• _EXERCISE INSTRUCTIONS_:
Please determine how many lines of the material include the word "chart", and respond with nothing but that number.

START DATASET SECTION

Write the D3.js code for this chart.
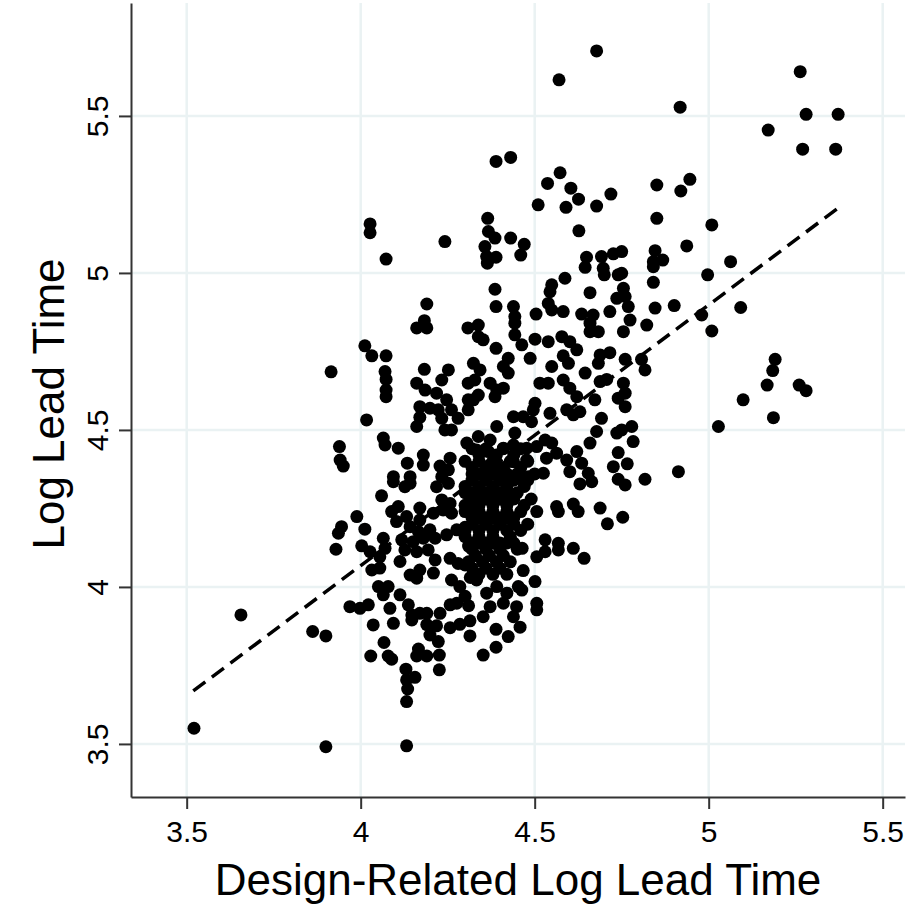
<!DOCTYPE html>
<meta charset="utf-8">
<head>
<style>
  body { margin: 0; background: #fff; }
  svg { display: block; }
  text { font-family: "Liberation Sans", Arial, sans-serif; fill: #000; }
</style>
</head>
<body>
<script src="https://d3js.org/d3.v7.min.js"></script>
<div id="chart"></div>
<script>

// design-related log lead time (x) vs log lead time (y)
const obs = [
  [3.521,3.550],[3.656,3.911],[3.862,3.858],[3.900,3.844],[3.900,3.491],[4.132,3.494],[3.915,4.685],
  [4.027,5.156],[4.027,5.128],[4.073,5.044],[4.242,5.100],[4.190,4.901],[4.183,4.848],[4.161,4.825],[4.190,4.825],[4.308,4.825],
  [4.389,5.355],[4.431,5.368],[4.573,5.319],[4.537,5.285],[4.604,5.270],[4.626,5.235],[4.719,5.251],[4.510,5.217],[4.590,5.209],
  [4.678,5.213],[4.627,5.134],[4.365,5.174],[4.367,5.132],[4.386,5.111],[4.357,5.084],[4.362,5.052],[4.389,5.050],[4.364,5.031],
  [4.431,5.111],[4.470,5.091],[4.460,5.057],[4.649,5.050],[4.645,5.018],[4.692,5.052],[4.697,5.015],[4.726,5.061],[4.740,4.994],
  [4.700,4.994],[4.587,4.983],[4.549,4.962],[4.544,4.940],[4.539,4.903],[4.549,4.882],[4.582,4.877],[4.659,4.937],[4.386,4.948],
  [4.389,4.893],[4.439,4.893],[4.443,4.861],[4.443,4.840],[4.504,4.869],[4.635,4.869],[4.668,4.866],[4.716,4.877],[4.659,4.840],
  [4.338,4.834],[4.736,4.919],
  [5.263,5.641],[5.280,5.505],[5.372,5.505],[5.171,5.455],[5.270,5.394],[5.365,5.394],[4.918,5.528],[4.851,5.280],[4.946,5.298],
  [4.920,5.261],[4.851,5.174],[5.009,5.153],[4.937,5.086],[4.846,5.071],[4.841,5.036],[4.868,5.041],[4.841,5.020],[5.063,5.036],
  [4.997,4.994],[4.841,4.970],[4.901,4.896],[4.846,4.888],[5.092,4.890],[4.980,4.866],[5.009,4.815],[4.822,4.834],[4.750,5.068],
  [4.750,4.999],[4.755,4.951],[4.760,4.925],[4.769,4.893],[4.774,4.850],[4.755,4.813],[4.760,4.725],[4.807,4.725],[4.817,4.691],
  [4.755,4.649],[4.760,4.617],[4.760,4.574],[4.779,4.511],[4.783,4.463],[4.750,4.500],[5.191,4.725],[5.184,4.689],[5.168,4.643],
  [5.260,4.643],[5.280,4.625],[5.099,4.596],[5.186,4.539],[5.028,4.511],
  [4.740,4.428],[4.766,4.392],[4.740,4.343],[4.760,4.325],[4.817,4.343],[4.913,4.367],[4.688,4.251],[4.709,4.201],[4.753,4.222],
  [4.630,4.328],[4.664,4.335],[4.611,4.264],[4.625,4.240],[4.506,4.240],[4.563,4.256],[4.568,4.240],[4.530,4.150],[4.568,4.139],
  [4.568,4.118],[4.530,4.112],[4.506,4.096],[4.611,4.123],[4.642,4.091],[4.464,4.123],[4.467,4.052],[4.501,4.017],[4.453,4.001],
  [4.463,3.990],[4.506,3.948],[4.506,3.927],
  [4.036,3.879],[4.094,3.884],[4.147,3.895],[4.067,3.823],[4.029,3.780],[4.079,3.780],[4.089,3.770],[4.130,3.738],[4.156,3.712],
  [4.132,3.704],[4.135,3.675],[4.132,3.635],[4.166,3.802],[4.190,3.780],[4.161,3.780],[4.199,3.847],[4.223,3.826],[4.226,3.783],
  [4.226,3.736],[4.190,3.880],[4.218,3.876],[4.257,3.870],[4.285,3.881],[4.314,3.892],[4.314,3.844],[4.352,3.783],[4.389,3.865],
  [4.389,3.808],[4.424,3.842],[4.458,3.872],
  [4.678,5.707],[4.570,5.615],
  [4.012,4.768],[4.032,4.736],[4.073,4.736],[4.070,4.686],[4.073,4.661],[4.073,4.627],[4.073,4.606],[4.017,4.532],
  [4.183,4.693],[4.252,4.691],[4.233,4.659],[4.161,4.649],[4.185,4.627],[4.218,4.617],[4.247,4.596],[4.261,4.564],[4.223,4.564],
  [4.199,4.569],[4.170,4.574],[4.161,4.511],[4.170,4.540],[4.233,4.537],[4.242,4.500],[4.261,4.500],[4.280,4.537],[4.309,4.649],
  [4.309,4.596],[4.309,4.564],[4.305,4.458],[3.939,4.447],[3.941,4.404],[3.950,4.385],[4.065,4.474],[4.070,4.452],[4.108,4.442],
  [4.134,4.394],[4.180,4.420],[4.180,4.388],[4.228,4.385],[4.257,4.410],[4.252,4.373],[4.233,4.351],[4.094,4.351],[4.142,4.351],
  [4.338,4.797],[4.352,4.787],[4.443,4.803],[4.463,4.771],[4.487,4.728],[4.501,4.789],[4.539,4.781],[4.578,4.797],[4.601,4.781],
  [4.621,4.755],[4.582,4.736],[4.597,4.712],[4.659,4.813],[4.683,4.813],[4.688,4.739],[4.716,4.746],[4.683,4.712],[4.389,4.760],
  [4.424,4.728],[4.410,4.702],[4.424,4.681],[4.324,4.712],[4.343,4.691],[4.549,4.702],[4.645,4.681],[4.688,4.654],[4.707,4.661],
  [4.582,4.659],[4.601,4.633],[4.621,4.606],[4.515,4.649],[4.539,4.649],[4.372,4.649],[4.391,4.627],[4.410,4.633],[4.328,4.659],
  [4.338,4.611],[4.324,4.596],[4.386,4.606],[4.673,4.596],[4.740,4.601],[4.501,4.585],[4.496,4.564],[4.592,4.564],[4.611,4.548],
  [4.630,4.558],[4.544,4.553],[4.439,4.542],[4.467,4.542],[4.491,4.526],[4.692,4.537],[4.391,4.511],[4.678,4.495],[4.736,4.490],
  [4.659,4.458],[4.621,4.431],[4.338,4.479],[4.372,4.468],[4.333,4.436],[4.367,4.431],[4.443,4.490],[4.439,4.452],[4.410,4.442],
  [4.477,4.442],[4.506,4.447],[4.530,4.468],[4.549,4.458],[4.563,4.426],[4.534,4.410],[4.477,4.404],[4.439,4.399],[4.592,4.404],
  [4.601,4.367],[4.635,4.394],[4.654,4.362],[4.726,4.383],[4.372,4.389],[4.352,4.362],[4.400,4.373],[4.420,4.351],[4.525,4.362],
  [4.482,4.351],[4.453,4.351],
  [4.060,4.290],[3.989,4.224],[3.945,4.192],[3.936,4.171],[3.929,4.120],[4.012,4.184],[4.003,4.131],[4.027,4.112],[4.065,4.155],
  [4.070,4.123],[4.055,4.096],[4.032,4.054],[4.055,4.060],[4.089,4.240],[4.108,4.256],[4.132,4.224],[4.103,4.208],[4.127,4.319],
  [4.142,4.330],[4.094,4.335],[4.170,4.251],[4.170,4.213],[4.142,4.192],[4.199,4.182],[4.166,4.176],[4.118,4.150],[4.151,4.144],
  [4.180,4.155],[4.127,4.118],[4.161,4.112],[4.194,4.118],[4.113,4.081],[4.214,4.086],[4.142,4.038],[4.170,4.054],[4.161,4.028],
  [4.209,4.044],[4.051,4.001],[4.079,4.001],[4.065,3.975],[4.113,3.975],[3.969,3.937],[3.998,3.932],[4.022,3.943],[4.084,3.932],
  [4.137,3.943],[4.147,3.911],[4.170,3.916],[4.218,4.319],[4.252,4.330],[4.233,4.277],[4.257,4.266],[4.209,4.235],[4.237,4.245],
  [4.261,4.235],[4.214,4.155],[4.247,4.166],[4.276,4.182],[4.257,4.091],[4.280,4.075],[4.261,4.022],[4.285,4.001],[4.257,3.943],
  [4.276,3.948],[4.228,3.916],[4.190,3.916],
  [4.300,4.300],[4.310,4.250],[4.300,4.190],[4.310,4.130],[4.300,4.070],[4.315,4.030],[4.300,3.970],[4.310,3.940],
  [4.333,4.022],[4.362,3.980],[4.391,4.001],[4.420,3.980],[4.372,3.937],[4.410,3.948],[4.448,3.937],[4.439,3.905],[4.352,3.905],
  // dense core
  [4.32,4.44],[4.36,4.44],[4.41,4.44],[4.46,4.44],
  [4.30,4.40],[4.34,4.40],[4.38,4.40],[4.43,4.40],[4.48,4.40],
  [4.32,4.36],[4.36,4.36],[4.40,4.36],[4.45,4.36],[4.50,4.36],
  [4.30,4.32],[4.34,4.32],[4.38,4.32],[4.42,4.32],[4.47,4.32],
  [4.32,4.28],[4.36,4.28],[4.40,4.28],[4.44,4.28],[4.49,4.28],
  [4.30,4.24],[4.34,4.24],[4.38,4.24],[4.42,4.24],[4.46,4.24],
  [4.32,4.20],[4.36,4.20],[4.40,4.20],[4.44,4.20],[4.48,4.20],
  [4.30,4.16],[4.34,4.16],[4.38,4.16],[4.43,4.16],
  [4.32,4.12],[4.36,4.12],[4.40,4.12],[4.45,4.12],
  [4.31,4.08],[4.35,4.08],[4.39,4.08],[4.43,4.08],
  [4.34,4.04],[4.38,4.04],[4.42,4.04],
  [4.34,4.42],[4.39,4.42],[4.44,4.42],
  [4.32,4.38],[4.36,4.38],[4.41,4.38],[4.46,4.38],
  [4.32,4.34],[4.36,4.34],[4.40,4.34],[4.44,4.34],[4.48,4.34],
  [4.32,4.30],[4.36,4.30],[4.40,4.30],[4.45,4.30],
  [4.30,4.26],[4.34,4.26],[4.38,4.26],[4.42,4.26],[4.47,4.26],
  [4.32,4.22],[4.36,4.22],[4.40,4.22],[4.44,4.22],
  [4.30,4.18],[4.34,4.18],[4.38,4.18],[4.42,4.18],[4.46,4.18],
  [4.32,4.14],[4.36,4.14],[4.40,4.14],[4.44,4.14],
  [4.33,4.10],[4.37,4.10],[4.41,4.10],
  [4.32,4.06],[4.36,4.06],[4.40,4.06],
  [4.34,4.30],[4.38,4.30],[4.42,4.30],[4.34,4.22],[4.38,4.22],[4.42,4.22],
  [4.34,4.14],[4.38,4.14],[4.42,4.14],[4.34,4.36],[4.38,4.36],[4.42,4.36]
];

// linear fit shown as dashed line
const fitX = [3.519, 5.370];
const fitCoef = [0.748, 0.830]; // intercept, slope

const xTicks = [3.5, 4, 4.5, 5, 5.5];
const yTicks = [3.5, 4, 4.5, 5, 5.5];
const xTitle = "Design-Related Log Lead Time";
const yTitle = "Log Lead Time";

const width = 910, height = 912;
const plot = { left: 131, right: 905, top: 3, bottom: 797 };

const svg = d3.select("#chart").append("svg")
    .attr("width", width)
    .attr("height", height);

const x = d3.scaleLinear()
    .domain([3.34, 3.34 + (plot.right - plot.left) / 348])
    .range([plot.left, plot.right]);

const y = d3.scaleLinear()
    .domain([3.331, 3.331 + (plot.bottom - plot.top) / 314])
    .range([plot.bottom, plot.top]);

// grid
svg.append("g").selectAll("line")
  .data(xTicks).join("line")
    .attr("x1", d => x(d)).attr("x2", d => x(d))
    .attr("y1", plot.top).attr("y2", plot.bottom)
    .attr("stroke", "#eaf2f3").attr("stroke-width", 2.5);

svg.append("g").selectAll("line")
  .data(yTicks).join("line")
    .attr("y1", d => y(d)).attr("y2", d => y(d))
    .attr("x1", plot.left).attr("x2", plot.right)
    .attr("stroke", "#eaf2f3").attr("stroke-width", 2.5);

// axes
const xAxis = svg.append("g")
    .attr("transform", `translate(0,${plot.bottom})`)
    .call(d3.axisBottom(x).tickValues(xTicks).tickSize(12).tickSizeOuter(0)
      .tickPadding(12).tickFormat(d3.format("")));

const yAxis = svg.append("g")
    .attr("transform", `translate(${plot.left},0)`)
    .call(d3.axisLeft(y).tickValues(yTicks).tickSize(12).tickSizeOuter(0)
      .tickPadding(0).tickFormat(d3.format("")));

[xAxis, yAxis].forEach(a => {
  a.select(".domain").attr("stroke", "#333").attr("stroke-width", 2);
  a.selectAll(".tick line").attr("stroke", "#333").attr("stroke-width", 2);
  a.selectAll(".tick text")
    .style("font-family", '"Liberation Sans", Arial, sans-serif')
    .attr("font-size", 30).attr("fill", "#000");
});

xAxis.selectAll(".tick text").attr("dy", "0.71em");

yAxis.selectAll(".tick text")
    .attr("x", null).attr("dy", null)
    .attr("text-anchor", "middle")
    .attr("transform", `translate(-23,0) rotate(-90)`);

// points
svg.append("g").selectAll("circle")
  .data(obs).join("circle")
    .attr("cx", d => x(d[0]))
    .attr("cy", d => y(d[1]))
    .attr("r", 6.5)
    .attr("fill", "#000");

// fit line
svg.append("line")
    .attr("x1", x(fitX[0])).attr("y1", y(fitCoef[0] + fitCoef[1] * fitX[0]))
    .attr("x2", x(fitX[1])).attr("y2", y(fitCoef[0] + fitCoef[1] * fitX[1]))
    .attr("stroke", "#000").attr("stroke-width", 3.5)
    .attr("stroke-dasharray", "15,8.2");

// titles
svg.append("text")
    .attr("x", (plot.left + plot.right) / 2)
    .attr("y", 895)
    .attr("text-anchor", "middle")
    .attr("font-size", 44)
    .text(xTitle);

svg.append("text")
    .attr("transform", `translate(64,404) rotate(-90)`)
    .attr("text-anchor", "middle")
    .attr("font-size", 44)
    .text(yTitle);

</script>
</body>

END DATASET SECTION

• _THE REPLY_:
3